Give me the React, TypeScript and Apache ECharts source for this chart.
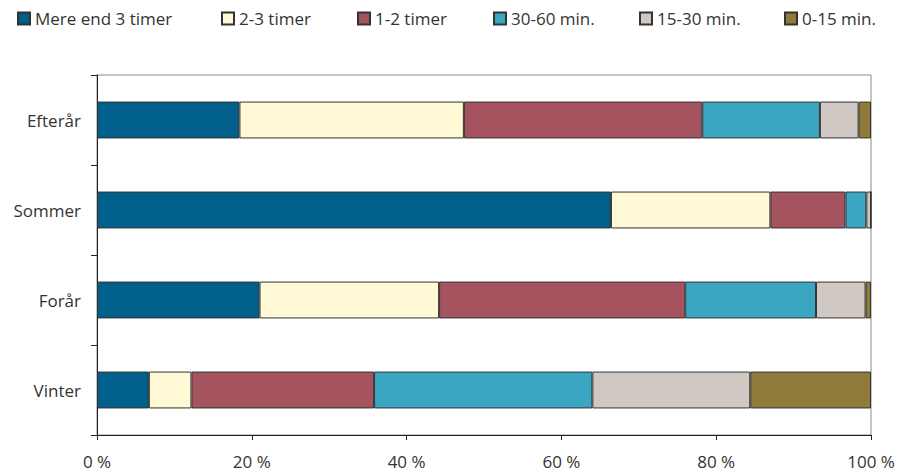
import React, { useEffect, useRef } from "react";
import * as echarts from "echarts";

const categories = ["Vinter", "Forår", "Sommer", "Efterår"];
const seriesNames = ["Mere end 3 timer", "2-3 timer", "1-2 timer", "30-60 min.", "15-30 min.", "0-15 min."];
const over3h = [6.7, 21.0, 66.4, 18.4];
const h2to3 = [5.5, 23.2, 20.6, 29.0];
const h1to2 = [23.6, 31.8, 9.7, 30.8];
const m30to60 = [28.2, 16.9, 2.7, 15.2];
const m15to30 = [20.4, 6.4, 0.6, 5.0];
const m0to15 = [15.6, 0.7, 0, 1.6];
const colors = ["#005F8B", "#FFF9D5", "#A5535F", "#3AA6C2", "#D0C8C2", "#8F7C3A"];
const legendLeft = [17, 221, 357, 493, 639, 784];
const xTicks = [0, 20, 40, 60, 80, 100];

const FONT = "Open Sans";
const FS = 17;

export default function App() {
  const ref = useRef<HTMLDivElement>(null);
  useEffect(() => {
    if (!ref.current) return;
    const chart = echarts.init(ref.current, undefined, { renderer: "svg" });
    const values = [over3h, h2to3, h1to2, m30to60, m15to30, m0to15];
    chart.setOption({
      animation: false,
      textStyle: { fontFamily: FONT },
      legend: seriesNames.map((n, i) => ({
        data: [n],
        left: legendLeft[i],
        top: 10,
        itemWidth: 12,
        itemHeight: 12,
        itemGap: 0,
        padding: 0,
        icon: "rect",
        textStyle: { fontSize: FS, color: "#333", fontFamily: FONT },
      })),
      grid: {
        left: 97,
        right: 29,
        top: 75,
        bottom: 38,
        show: true,
        borderColor: "#8a8a8a",
        borderWidth: 1,
      },
      xAxis: {
        type: "value",
        min: xTicks[0],
        max: xTicks[xTicks.length - 1],
        interval: 20,
        axisLine: { show: true, lineStyle: { color: "#222", width: 1 } },
        axisTick: { show: true, length: 5, lineStyle: { color: "#222" } },
        splitLine: { show: false },
        axisLabel: {
          formatter: (v: number) => `${v} %`,
          fontSize: FS,
          lineHeight: 18,
          color: "#333",
          margin: 17,
          fontFamily: FONT,
        },
      },
      yAxis: {
        type: "category",
        data: categories,
        axisLine: { show: true, lineStyle: { color: "#222", width: 1 } },
        axisTick: { show: true, length: 6, lineStyle: { color: "#222" } },
        axisLabel: { fontSize: FS, color: "#333", margin: 16, fontFamily: FONT },
      },
      series: seriesNames.map((n, i) => ({
        name: n,
        type: "bar",
        stack: "total",
        barWidth: "41%",
        data: values[i],
        itemStyle: { color: colors[i], borderColor: "#333", borderWidth: 1 },
      })),
    });
    return () => chart.dispose();
  }, []);
  return <div ref={ref} style={{ width: 900, height: 473, position: "absolute", left: 0, top: 0 }} />;
}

*Prompt:* Make an exact copy of all the material, but keep the pictures out of it.

*Solution:*
Give me the React, TypeScript and Apache ECharts source for this chart.
import React, { useEffect, useRef } from "react";
import * as echarts from "echarts";

const categories = ["Vinter", "Forår", "Sommer", "Efterår"];
const seriesNames = ["Mere end 3 timer", "2-3 timer", "1-2 timer", "30-60 min.", "15-30 min.", "0-15 min."];
const over3h = [6.7, 21.0, 66.4, 18.4];
const h2to3 = [5.5, 23.2, 20.6, 29.0];
const h1to2 = [23.6, 31.8, 9.7, 30.8];
const m30to60 = [28.2, 16.9, 2.7, 15.2];
const m15to30 = [20.4, 6.4, 0.6, 5.0];
const m0to15 = [15.6, 0.7, 0, 1.6];
const colors = ["#005F8B", "#FFF9D5", "#A5535F", "#3AA6C2", "#D0C8C2", "#8F7C3A"];
const legendLeft = [17, 221, 357, 493, 639, 784];
const xTicks = [0, 20, 40, 60, 80, 100];

const FONT = "Open Sans";
const FS = 17;

export default function App() {
  const ref = useRef<HTMLDivElement>(null);
  useEffect(() => {
    if (!ref.current) return;
    const chart = echarts.init(ref.current, undefined, { renderer: "svg" });
    const values = [over3h, h2to3, h1to2, m30to60, m15to30, m0to15];
    chart.setOption({
      animation: false,
      textStyle: { fontFamily: FONT },
      legend: seriesNames.map((n, i) => ({
        data: [n],
        left: legendLeft[i],
        top: 10,
        itemWidth: 12,
        itemHeight: 12,
        itemGap: 0,
        padding: 0,
        icon: "rect",
        textStyle: { fontSize: FS, color: "#333", fontFamily: FONT },
      })),
      grid: {
        left: 97,
        right: 29,
        top: 75,
        bottom: 38,
        show: true,
        borderColor: "#8a8a8a",
        borderWidth: 1,
      },
      xAxis: {
        type: "value",
        min: xTicks[0],
        max: xTicks[xTicks.length - 1],
        interval: 20,
        axisLine: { show: true, lineStyle: { color: "#222", width: 1 } },
        axisTick: { show: true, length: 5, lineStyle: { color: "#222" } },
        splitLine: { show: false },
        axisLabel: {
          formatter: (v: number) => `${v} %`,
          fontSize: FS,
          lineHeight: 18,
          color: "#333",
          margin: 17,
          fontFamily: FONT,
        },
      },
      yAxis: {
        type: "category",
        data: categories,
        axisLine: { show: true, lineStyle: { color: "#222", width: 1 } },
        axisTick: { show: true, length: 6, lineStyle: { color: "#222" } },
        axisLabel: { fontSize: FS, color: "#333", margin: 16, fontFamily: FONT },
      },
      series: seriesNames.map((n, i) => ({
        name: n,
        type: "bar",
        stack: "total",
        barWidth: "41%",
        data: values[i],
        itemStyle: { color: colors[i], borderColor: "#333", borderWidth: 1 },
      })),
    });
    return () => chart.dispose();
  }, []);
  return <div ref={ref} style={{ width: 900, height: 473, position: "absolute", left: 0, top: 0 }} />;
}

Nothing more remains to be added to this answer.